"Penser avec les mains" texte de Pierre-Jean Crittin
Publié le 27 novembre 2010 par Pierre-Jean Crittin
Dans son livre Penser avec les mains, l’écrivain Denis de Rougemont s’interroge. « Je me propose d’envisager dans cet ouvrage le problème de la culture », commence-t-il. Pour lui, la culture est un problème pas une solution, comme on le pense aujourd’hui dans les écoles. « Ce que je veux faire, en écrivant ce livre, c’est montrer que l’esprit n’est réel que lorsqu’il s’abaisse au niveau des hommes concrets, des ouvriers au sens premier du mot: ceux qui ont prise sur les choses et qui « étreignent la réalité rugueuse », comme dit Rimbaud. Ceux qui œuvrent; et ceux qui ouvrent. »
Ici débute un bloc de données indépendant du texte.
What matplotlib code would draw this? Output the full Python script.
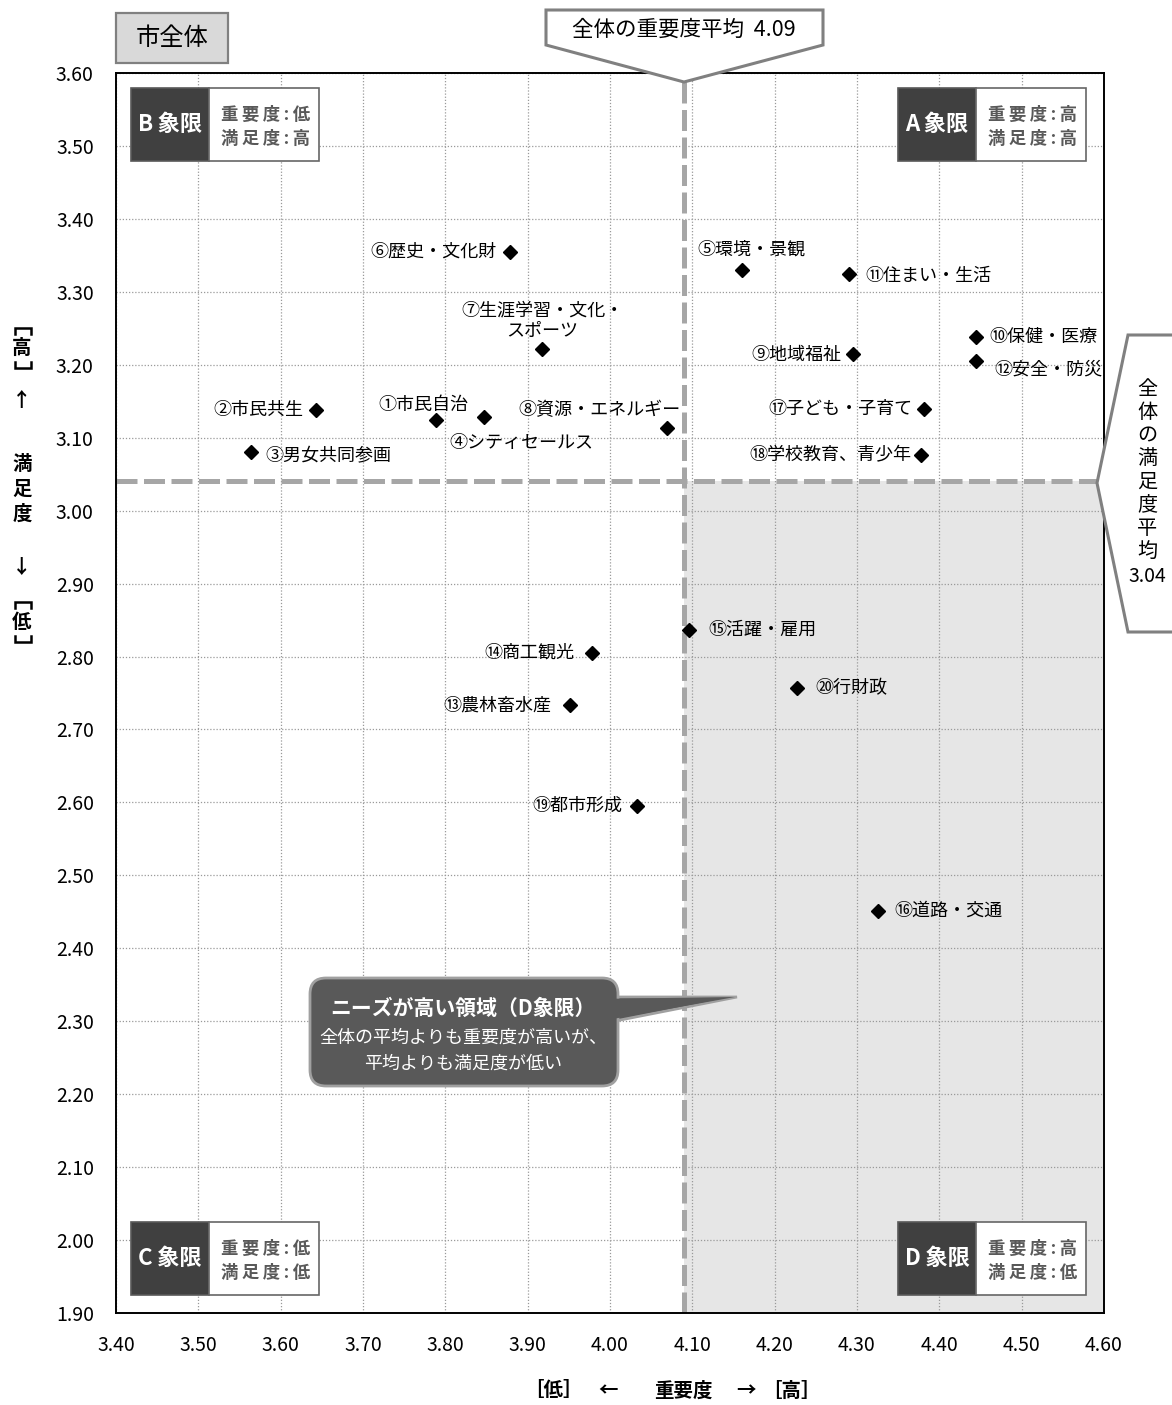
import matplotlib
matplotlib.use("Agg")
import matplotlib.pyplot as plt
from matplotlib.patches import Polygon, Rectangle, FancyBboxPatch

plt.rcParams['font.family'] = ['Noto Sans CJK JP', 'DejaVu Sans']

# datos del grafico
items = ["①市民自治", "②市民共生", "③男女共同参画", "④シティセールス", "⑤環境・景観",
         "⑥歴史・文化財", "⑦生涯学習・文化・\nスポーツ", "⑧資源・エネルギー", "⑨地域福祉",
         "⑩保健・医療", "⑪住まい・生活", "⑫安全・防災", "⑬農林畜水産", "⑭商工観光",
         "⑮活躍・雇用", "⑯道路・交通", "⑰子ども・子育て", "⑱学校教育、青少年",
         "⑲都市形成", "⑳行財政"]
importance = [3.789, 3.643, 3.564, 3.847, 4.160, 3.879, 3.917, 4.069, 4.295, 4.444,
              4.290, 4.444, 3.951, 3.978, 4.096, 4.325, 4.381, 4.378, 4.033, 4.227]
satisfaction = [3.124, 3.138, 3.080, 3.128, 3.330, 3.355, 3.222, 3.113, 3.215, 3.238,
                3.324, 3.205, 2.733, 2.805, 2.837, 2.451, 3.139, 3.076, 2.595, 2.757]
mean_imp = 4.09
mean_sat = 3.04
xticks = [3.40, 3.50, 3.60, 3.70, 3.80, 3.90, 4.00, 4.10, 4.20, 4.30, 4.40, 4.50, 4.60]
yticks = [1.90, 2.00, 2.10, 2.20, 2.30, 2.40, 2.50, 2.60, 2.70, 2.80, 2.90,
          3.00, 3.10, 3.20, 3.30, 3.40, 3.50, 3.60]

# posicion de cada etiqueta (dx, dy en pixeles, alineacion)
label_pos = [(-13, 15, 'center'), (-13, 0, 'right'), (14, -3, 'left'), (-35, -26, 'left'),
             (10, 20, 'center'), (-14, 0, 'right'), (1, 28, 'center'), (-67, 18, 'center'),
             (-12, -1, 'right'), (14, 0, 'left'), (17, -2, 'left'), (19, -8, 'left'),
             (-18, 0, 'right'), (-18, 0, 'right'), (19, 0, 'left'), (17, 0, 'left'),
             (-11, 0, 'right'), (-10, 0, 'right'), (-15, 0, 'right'), (18, 0, 'left')]

W, H = 1172, 1405
fig = plt.figure(figsize=(W / 100, H / 100), dpi=100)
ax = fig.add_axes([116 / W, 1 - 1313 / H, (1104 - 116) / W, (1313 - 73) / H])

ax.set_xlim(3.40, 4.60)
ax.set_ylim(1.90, 3.60)
ax.set_xticks(xticks)
ax.set_yticks(yticks)
ax.set_xticklabels([f"{v:.2f}" for v in xticks])
ax.set_yticklabels([f"{v:.2f}" for v in yticks])
ax.tick_params(length=0, labelsize=14, pad=16)
ax.grid(True, color='#9a9a9a', linestyle=(0, (1, 1.5)), linewidth=0.9)
ax.set_axisbelow(True)
for s in ax.spines.values():
    s.set_linewidth(1.4)
    s.set_color('black')

# zona D sombreada
ax.fill_between([mean_imp, 4.60], 1.90, mean_sat, color='#e6e6e6', zorder=0.5, linewidth=0)

# lineas de promedio
ax.axvline(mean_imp, color='#a6a6a6', linewidth=3.6, dashes=(4.2, 1.3), zorder=1.5)
ax.axhline(mean_sat, color='#a6a6a6', linewidth=3.6, dashes=(4.2, 1.3), zorder=1.5)

ax.plot(importance, satisfaction, linestyle='none', marker='D', markersize=7.5,
        color='black', zorder=3)

for name, x, y, (dx, dy, ha) in zip(items, importance, satisfaction, label_pos):
    ax.annotate(name, (x, y), xytext=(dx, dy), textcoords='offset pixels',
                ha=ha, va='center', fontsize=13, multialignment='center', zorder=4)

# capa de dibujo en pixeles
ov = fig.add_axes([0, 0, 1, 1], zorder=5)
ov.set_xlim(0, W)
ov.set_ylim(H, 0)
ov.axis('off')

# caja "市全体"
ov.add_patch(Rectangle((116, 13), 112, 50, facecolor='#d9d9d9', edgecolor='#808080', linewidth=1.6))
ov.text(172, 38, "市全体", ha='center', va='center', fontsize=17.5)

# cajas de cuadrantes
sp = "\u2009"
quad = [("B象限", "重要度:低", "満足度:高", 131, 88),
        ("A象限", "重要度:高", "満足度:高", 898, 88),
        ("C象限", "重要度:低", "満足度:低", 131, 1222),
        ("D象限", "重要度:高", "満足度:低", 898, 1222)]
for name, l1, l2, x0, y0 in quad:
    h = 73
    ov.add_patch(Rectangle((x0, y0), 78, h, facecolor='#404040', edgecolor='#595959', linewidth=1.2))
    ov.add_patch(Rectangle((x0 + 78, y0), 110, h, facecolor='white', edgecolor='#666666', linewidth=1.2))
    ov.text(x0 + 39, y0 + h / 2, name[0] + sp + name[1:], ha='center', va='center', color='white',
            fontsize=16, fontweight='bold')
    ov.text(x0 + 78 + 57, y0 + 27, sp.join(l1), ha='center', va='center', color='#595959',
            fontsize=12.5, fontweight='bold')
    ov.text(x0 + 78 + 57, y0 + 51, sp.join(l2), ha='center', va='center', color='#595959',
            fontsize=12.5, fontweight='bold')

# llamada superior
ov.add_patch(Polygon([(546, 10), (823, 10), (823, 45), (684, 82), (546, 45)],
                     closed=True, facecolor='white', edgecolor='#808080', linewidth=2.2))
ov.text(684, 30, "全体の重要度平均  4.09", ha='center', va='center', fontsize=15.5)

# llamada derecha
ov.add_patch(Polygon([(1128, 335), (1185, 335), (1185, 632), (1128, 632), (1097, 483)],
                     closed=True, facecolor='white', edgecolor='#808080', linewidth=2.2,
                     clip_on=False))
for i, ch in enumerate("全体の満足度平均"):
    ov.text(1147, 390 + 23 * i, ch, ha='center', va='center', fontsize=14.5)
ov.text(1147, 577, "3.04", ha='center', va='center', fontsize=14)

# llamada D
ov.add_patch(Polygon([(600, 997), (737, 997), (600, 1024)], closed=True,
                     facecolor='#595959', edgecolor='#a0a0a0', linewidth=2))
ov.add_patch(FancyBboxPatch((310, 978), 308, 108, boxstyle='round,pad=0,rounding_size=16',
                            facecolor='#595959', edgecolor='#a0a0a0', linewidth=2))
ov.add_patch(Polygon([(596, 999), (735, 997), (596, 1022)], closed=True,
                     facecolor='#595959', edgecolor='none'))
ov.text(463, 1008, "ニーズが高い領域（D象限）", ha='center', va='center', color='white',
        fontsize=15, fontweight='bold')
ov.text(463, 1038, "全体の平均よりも重要度が高いが、", ha='center', va='center', color='white', fontsize=13)
ov.text(463, 1064, "平均よりも満足度が低い", ha='center', va='center', color='white', fontsize=13)

# etiqueta eje x
for txt, xc in [("［低］", 553), ("←", 608), ("重要度", 683), ("→", 746), ("［高］", 791)]:
    ov.text(xc, 1391, txt, ha='center', va='center', fontsize=14, fontweight='bold')

# etiqueta eje y (vertical)
ylab = [("高", 348), ("↑", 400), ("満", 464), ("足", 489), ("度", 514), ("↓", 568), ("低", 622)]
for ch, yc in ylab:
    ov.text(22, yc, ch, ha='center', va='center', fontsize=14, fontweight='bold')
# corchetes verticales
for top, bot in [(328, 368), (602, 642)]:
    ov.plot([15, 15, 31, 31], [top + 6, top, top, top + 6], color='black', linewidth=1.8,
            solid_joinstyle='miter')
    ov.plot([15, 15, 31, 31], [bot - 6, bot, bot, bot - 6], color='black', linewidth=1.8,
            solid_joinstyle='miter')

fig.savefig("out.png", dpi=100)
J’ai vu des musiciens qui pensaient avec les mains. J’en ai vu qui pensaient avec tout leur corps (j’en ai aussi vu qui jouaient comme des pieds, mais c’est une autre histoire). Récemment, j’ai eu la chance d’assister à une expérience artistique qui entre en résonance avec les idées de Denis de Rougemont. Il s’agissait d’une semaine de travail entre la danseuse et chorégraphe Beatriz Borrajo et le guitariste Jean-Paul Bourelly. Je n’ai pas assisté au travail en lui-même, mais j’ai été convié à une présentation à l’issue de leur rencontre. J’avais vu ce guitariste en concert à de nombreuses reprises, mais j’ai été fasciné de voir comment ce corps et ces mains réfléchissaient, se trompant parfois, face à la danseuse.
La plupart des journalistes et critiques musicaux n’ont plus l’occasion, la volonté ou le temps d’aller voir les musiciens au travail. C’est regrettable.